_Exercise:_ Pull out every line below containing the word "matplotlib".

_Information provided:_
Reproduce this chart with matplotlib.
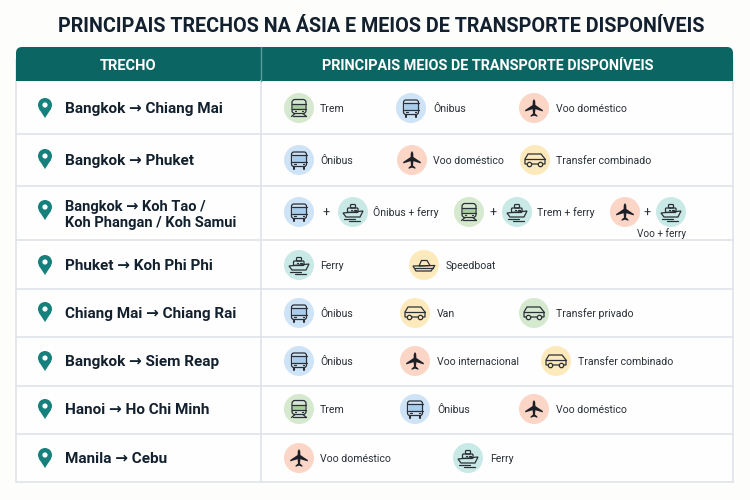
import matplotlib
matplotlib.use('Agg')
import matplotlib.pyplot as plt
from matplotlib.patches import Circle, FancyBboxPatch, Polygon, Rectangle, PathPatch
from matplotlib.path import Path

plt.rcParams['font.family'] = ['Roboto', 'DejaVu Sans']

title = 'PRINCIPAIS TRECHOS NA ÁSIA E MEIOS DE TRANSPORTE DISPONÍVEIS'
col_headers = ['TRECHO', 'PRINCIPAIS MEIOS DE TRANSPORTE DISPONÍVEIS']
routes = ['Bangkok → Chiang Mai', 'Bangkok → Phuket', 'Bangkok → Koh Tao /\nKoh Phangan / Koh Samui',
          'Phuket → Koh Phi Phi', 'Chiang Mai → Chiang Rai', 'Bangkok → Siem Reap',
          'Hanoi → Ho Chi Minh', 'Manila → Cebu']
row_modes = [['train', 'bus', 'plane'], ['bus', 'plane', 'van'], ['bus', 'ferry', 'train', 'ferry', 'plane', 'ferry'],
             ['ferry', 'boat'], ['bus', 'van', 'van_green'], ['bus', 'plane', 'van'],
             ['train', 'bus', 'plane'], ['plane', 'ferry']]
row_labels = [['Trem', 'Ônibus', 'Voo doméstico'], ['Ônibus', 'Voo doméstico', 'Transfer combinado'],
              ['Ônibus + ferry', 'Trem + ferry', 'Voo + ferry'], ['Ferry', 'Speedboat'],
              ['Ônibus', 'Van', 'Transfer privado'], ['Ônibus', 'Voo internacional', 'Transfer combinado'],
              ['Trem', 'Ônibus', 'Voo doméstico'], ['Voo doméstico', 'Ferry']]

# layout, in pixels of the 750x500 picture
row_edges = [81, 134, 186, 240, 289, 337, 386, 434, 482]
row_y = [108, 160, 212, 265, 313, 361, 409, 458]
pin_y = [108, 159, 210, 265, 312, 361, 409, 458]
icon_x = [[299, 411, 534], [299, 412, 535], [299, 353, 469, 517, 625, 671], [299, 424],
          [299, 415, 534], [299, 415, 556], [299, 415, 534], [299, 468]]
label_x = [[320, 433, 556], [320, 433, 556], [373, 537, 662], [320, 446],
           [320, 437, 556], [320, 437, 578], [320, 437, 556], [320, 490]]
plus_x = [326, 493, 647]

TEAL = '#0b6663'
INK = '#13202e'
LINE = '#dfe3e8'
ICON = '#2b3038'
bg = {'train': '#d5e9cf', 'bus': '#cfe3f6', 'plane': '#fbd5c6', 'ferry': '#c9e9e6',
      'boat': '#fdeabc', 'van': '#fdeabc', 'van_green': '#d5e9cf'}

fig = plt.figure(figsize=(7.5, 5), dpi=100, facecolor='#fdfdfc')
ax = fig.add_axes([0, 0, 1, 1])
ax.set_xlim(0, 750)
ax.set_ylim(500, 0)
ax.axis('off')


def box(x, y, w, h, r=1.5):
    ax.add_patch(FancyBboxPatch((x, y), w, h, boxstyle=f'round,pad=0,rounding_size={r}',
                                fc='none', ec=ICON, lw=0.9, zorder=4))


def seg(xs, ys, lw=0.9):
    ax.plot(xs, ys, color=ICON, lw=lw, zorder=4, solid_capstyle='round')


def outline(x, y, pts):
    ax.add_patch(Polygon([(x + a, y + b) for a, b in pts], closed=True, fc='none', ec=ICON, lw=0.9, zorder=4))


def draw_bus(x, y, fill):
    ax.add_patch(Rectangle((x - 6.5, y - 4.5), 13, 6, fc='#a9cdec', ec='none', zorder=3))
    box(x - 7.5, y - 8, 15, 14.5, 2.5)
    seg([x - 7.5, x + 7.5], [y + 1.5, y + 1.5])
    seg([x - 7.5, x + 7.5], [y - 5, y - 5])
    seg([x - 5, x - 5], [y + 6.5, y + 8.5], 1.5)
    seg([x + 5, x + 5], [y + 6.5, y + 8.5], 1.5)
    seg([x - 5, x - 3.5], [y + 4, y + 4])
    seg([x + 3.5, x + 5], [y + 4, y + 4])


def draw_train(x, y, fill):
    ax.add_patch(Rectangle((x - 6, y - 4), 12, 5, fc='#a8cf9c', ec='none', zorder=3))
    box(x - 7, y - 8.5, 14, 14, 3)
    seg([x - 7, x + 7], [y + 1, y + 1])
    seg([x - 7, x + 7], [y - 4.5, y - 4.5])
    seg([x - 4, x - 7.5], [y + 5.5, y + 8.5])
    seg([x + 4, x + 7.5], [y + 5.5, y + 8.5])
    seg([x - 6.5, x + 6.5], [y + 7.5, y + 7.5])
    seg([x - 4, x - 3], [y + 3.3, y + 3.3])
    seg([x + 3, x + 4], [y + 3.3, y + 3.3])


def draw_plane(x, y, fill):
    pts = [(0, -9), (1.2, -7), (1.4, -3), (8.8, 2), (8.8, 3.4), (1.4, 1.2), (1, 5.5), (3.4, 7.5), (3.4, 8.8),
           (0, 7.6), (-3.4, 8.8), (-3.4, 7.5), (-1, 5.5), (-1.4, 1.2), (-8.8, 3.4), (-8.8, 2), (-1.4, -3), (-1.2, -7)]
    ax.add_patch(Polygon([(x + a, y + b) for a, b in pts], closed=True, fc='#1c2026', ec='none', zorder=4))


def draw_ferry(x, y, fill):
    outline(x, y, [(-10, 1), (10, -1), (7, 5), (-7, 5)])
    box(x - 5.5, y - 4, 10.5, 4.5, 1)
    box(x - 2.5, y - 7.5, 5, 3.5, 1)
    seg([x - 2.5, x - 1.2], [y - 2, y - 2])
    seg([x + 1, x + 2.5], [y - 2, y - 2])
    seg([x - 9.5, x + 2], [y + 7, y + 7])
    seg([x - 4, x + 7], [y + 8.5, y + 8.5])


def draw_boat(x, y, fill):
    outline(x, y, [(-11, 1), (11, 0.5), (7, 6), (-8, 6)])
    outline(x, y, [(-5, 1), (-2.5, -4.5), (3, -4.5), (6, 0.5)])
    seg([x - 9, x + 8.5], [y + 3, y + 3])


def draw_van(x, y, fill):
    verts = [(-10, 4), (-10, -1), (-7, -6), (6, -6), (10, -1), (10, 4), (-10, 4)]
    codes = [Path.MOVETO] + [Path.LINETO] * 5 + [Path.CLOSEPOLY]
    ax.add_patch(PathPatch(Path([(x + a, y + b) for a, b in verts], codes), fc='none', ec=ICON, lw=0.9, zorder=4))
    seg([x - 10, x + 10], [y - 1, y - 1])
    for dx in (-5.5, 5.5):
        ax.add_patch(Circle((x + dx, y + 4.5), 2.2, fc=fill, ec=ICON, lw=0.9, zorder=5))


painters = {'train': draw_train, 'bus': draw_bus, 'plane': draw_plane, 'ferry': draw_ferry,
            'boat': draw_boat, 'van': draw_van, 'van_green': draw_van}


def draw_pin(x, y):
    ax.add_patch(Circle((x, y - 3), 7, fc='#15807c', ec='none', zorder=3))
    ax.add_patch(Polygon([(x - 6.2, y + 0.5), (x + 6.2, y + 0.5), (x, y + 10)], closed=True, fc='#15807c', ec='none', zorder=3))
    ax.add_patch(Circle((x, y - 3), 2.6, fc='white', ec='none', zorder=4))


# table frame and header
ax.add_patch(Rectangle((16, 60), 717, 422, fc='#fefefe', ec=LINE, lw=1.2, zorder=1))
ax.add_patch(FancyBboxPatch((16, 47), 717, 34, boxstyle='round,pad=0,rounding_size=6', fc=TEAL, ec='none', zorder=2))
ax.add_patch(Rectangle((16, 60), 717, 21, fc=TEAL, ec='none', zorder=2))
ax.plot([260.5, 260.5], [47, 81], color='#5e9c99', lw=1, zorder=3)
ax.plot([260.5, 260.5], [81, 482], color=LINE, lw=1.2, zorder=2)
for edge in row_edges[1:-1]:
    ax.plot([16, 733], [edge, edge], color=LINE, lw=1.2, zorder=2)

ax.text(381, 32, title, fontsize=14.2, fontweight='bold', color=INK, ha='center', va='baseline')
ax.text(128, 70, col_headers[0], fontsize=10.5, fontweight='bold', color='white', ha='center', va='baseline', zorder=5)
ax.text(488, 70, col_headers[1], fontsize=10.4, fontweight='bold', color='white', ha='center', va='baseline', zorder=5)

for i, route in enumerate(routes):
    y = row_y[i]
    draw_pin(45, pin_y[i])
    # the two-line route is set a little tighter in the reference
    if '\n' in route:
        ax.text(65, y + 3, route, fontsize=10.5, fontweight='bold', color=INK, va='center', ha='left',
                linespacing=1.2, zorder=5)
    else:
        ax.text(65, y + 5, route, fontsize=11, fontweight='bold', color=INK, va='baseline', ha='left', zorder=5)
    for mode, x in zip(row_modes[i], icon_x[i]):
        ax.add_patch(Circle((x, y), 15, fc=bg[mode], ec='none', zorder=2))
        painters[mode](x, y, bg[mode])
    for j, (label, x) in enumerate(zip(row_labels[i], label_x[i])):
        if label == 'Voo + ferry':
            ax.text(x, y + 25, label, fontsize=7.2, color='#2a3038', va='baseline', ha='center')
        else:
            ax.text(x, y + 4, label, fontsize=7.6, color='#2a3038', va='baseline', ha='left')

for x in plus_x:
    ax.text(x, row_y[2] + 1, '+', fontsize=9, color='#2a3038', va='center', ha='center')

fig.savefig('out.png', dpi=100, facecolor=fig.get_facecolor())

_Exercise answer:_
Reproduce this chart with matplotlib.
import matplotlib
matplotlib.use('Agg')
import matplotlib.pyplot as plt
from matplotlib.patches import Circle, FancyBboxPatch, Polygon, Rectangle, PathPatch
from matplotlib.path import Path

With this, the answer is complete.